The most important non-obvious propagation is logistics geometry: a prolonged Persian‑Gulf export blackout forces tankers onto Cape‑of‑Good‑Hope routings and/or into longer waiting patterns, materially increasing ton‑miles and demand for VLCC/Suezmax capacity while simultaneously spiking bunker fuel and insurance premia. That dynamic benefits owners of ocean tanker capacity and short‑term time‑charter contracts, and it creates a revenue shock to coastal refiners and trading houses that can source alternative crude without long re‑loads.
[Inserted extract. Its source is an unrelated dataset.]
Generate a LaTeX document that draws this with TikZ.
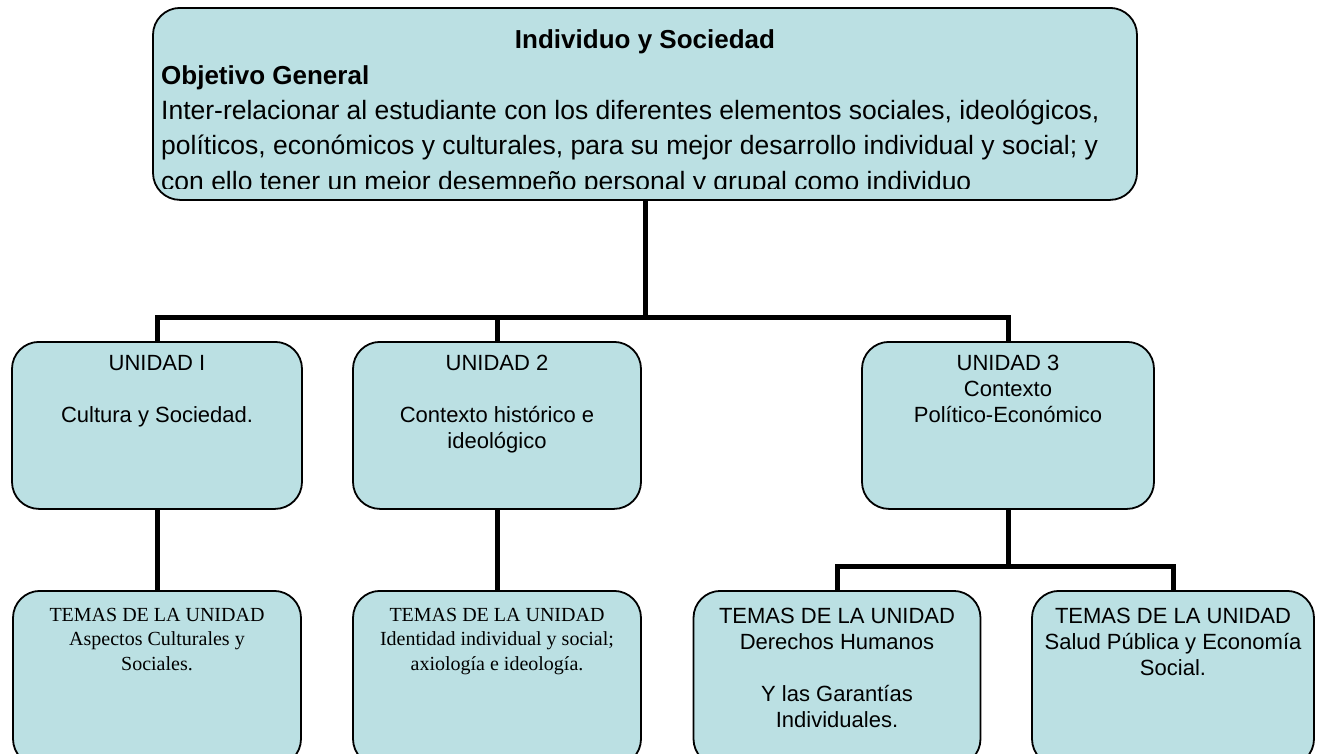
\documentclass[tikz,border=0pt]{standalone}
\usepackage{fontspec}
\usetikzlibrary{calc}
\setmainfont{Liberation Sans}
\newfontfamily\serifo{Liberation Serif}
\definecolor{boxfill}{RGB}{187,224,227}
\begin{document}
\begin{tikzpicture}[x=1pt,y=-1pt,
  box/.style={draw=black,line width=1.8pt,fill=boxfill,rounded corners=27pt,
    minimum width=#1,inner sep=0pt,anchor=north},
  conn/.style={line width=5pt,line join=miter},
  utext/.style={anchor=north,inner sep=0pt,align=center,
    font=\fontsize{22}{26}\selectfont},
  stext/.style={anchor=north,inner sep=0pt,align=center,
    font=\serifo\fontsize{20}{24.5}\selectfont},
  bodyline/.style={anchor=base west,inner sep=0pt,
    font=\fontsize{26.5}{35}\selectfont},
  headline/.style={inner sep=0pt,font=\bfseries\fontsize{26}{30}\selectfont}]
\useasboundingbox (0,0) rectangle (1318,753);
\clip (0,0) rectangle (1318,753);
% top box
\node[box=984pt,minimum height=192pt] (top) at (645,7) {};
\node[headline,anchor=base] (title) at (645,48) {Individuo y Sociedad};
\node[headline,anchor=base west] (obj) at (161,84) {Objetivo General};
\begin{scope}
\clip (153,7) rectangle (1137,188.5);
\node[bodyline] (l1) at (161,119) {Inter-relacionar al estudiante con los diferentes elementos sociales, ideológicos,};
\node[bodyline] (l2) at (161,154.5) {políticos, económicos y culturales, para su mejor desarrollo individual y social; y};
\node[bodyline] (l3) at (161,190) {con ello tener un mejor desempeño personal y grupal como individuo};
\end{scope}
% unit boxes
\node[box=290pt,minimum height=167pt] (u1) at (157,341) {};
\node[box=288pt,minimum height=167pt] (u2) at (497,341) {};
\node[box=292pt,minimum height=167pt] (u3) at (1008,341) {};
\node[utext] (u1t) at ($(u1.north)+(0,14)$) {UNIDAD I\\[26pt]Cultura y Sociedad.};
\node[utext] (u2t) at ($(u2.north)+(0,14)$) {UNIDAD 2\\[26pt]Contexto histórico e\\ideológico};
\node[utext] (u3t) at ($(u3.north)+(0,14)$) {UNIDAD 3\\Contexto\\Político-Económico};
% theme boxes
\node[box=288pt,minimum height=175pt] (t1) at (157,590) {};
\node[box=288pt,minimum height=175pt] (t2) at (497,590) {};
\node[box=287pt,minimum height=175pt] (t3) at (837,590) {};
\node[box=282pt,minimum height=175pt] (t4) at (1173,590) {};
\node[stext] (t1t) at ($(t1.north)+(0,18)$) {TEMAS DE LA UNIDAD\\Aspectos Culturales y\\Sociales.};
\node[stext] (t2t) at ($(t2.north)+(0,18)$) {TEMAS DE LA UNIDAD\\Identidad individual y social;\\axiología e ideología.};
\node[utext] (t3t) at ($(t3.north)+(0,18)$) {TEMAS DE LA UNIDAD\\Derechos Humanos\\[26pt]Y las Garantías\\Individuales.};
\node[utext] (t4t) at ($(t4.north)+(0,18)$) {TEMAS DE LA UNIDAD\\Salud Pública y Economía\\Social.};
% connectors
\coordinate (bus1) at (645,317);
\coordinate (bus2) at (1008,566);
\draw[conn] (top.south) -- (bus1);
\draw[conn] (u1.north) |- (bus1) -| (u3.north);
\draw[conn] (u2.north) -- (u2.north |- bus1);
\draw[conn] (u1.south) -- (t1.north);
\draw[conn] (u2.south) -- (t2.north);
\draw[conn] (u3.south) -- (bus2);
\draw[conn] (t3.north) |- (bus2) -| (t4.north);
\end{tikzpicture}
\end{document}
Higher diesel/transport costs act like a targeted tax on low‑margin, inventory‑light supply chains (grocery, CPG) and a subsidy to modal substitutes: expect rail intermodal volumes and pricing power to gain, while LTL and truckload margins compress and passthrough to consumers accelerates via food and retail price indices. Over several months that will increase headline inflation persistence and raise the probability the central bank errs on the side of tighter policy for longer, which in turn penalizes long duration assets. The market’s durable premium for near‑term crude is survivable for US upstream if prices stay elevated: Permian producers can ramp activity materially in 3–6 months, capping long‑dated upside but leaving front‑month spreads vulnerable to episodic squeezes as shipping chokepoints resolve. Key catalysts to watch are (1) a negotiated corridor or naval de‑escalation within days–weeks, (2) coordinated SPR or release and insurance market stabilization over 2–6 weeks, and (3) Permian well‑count and takeaway capacity increases over 2–4 months that blunt the rally. These non‑linear timing offsets should govern sizing and tenor of any traded exposure.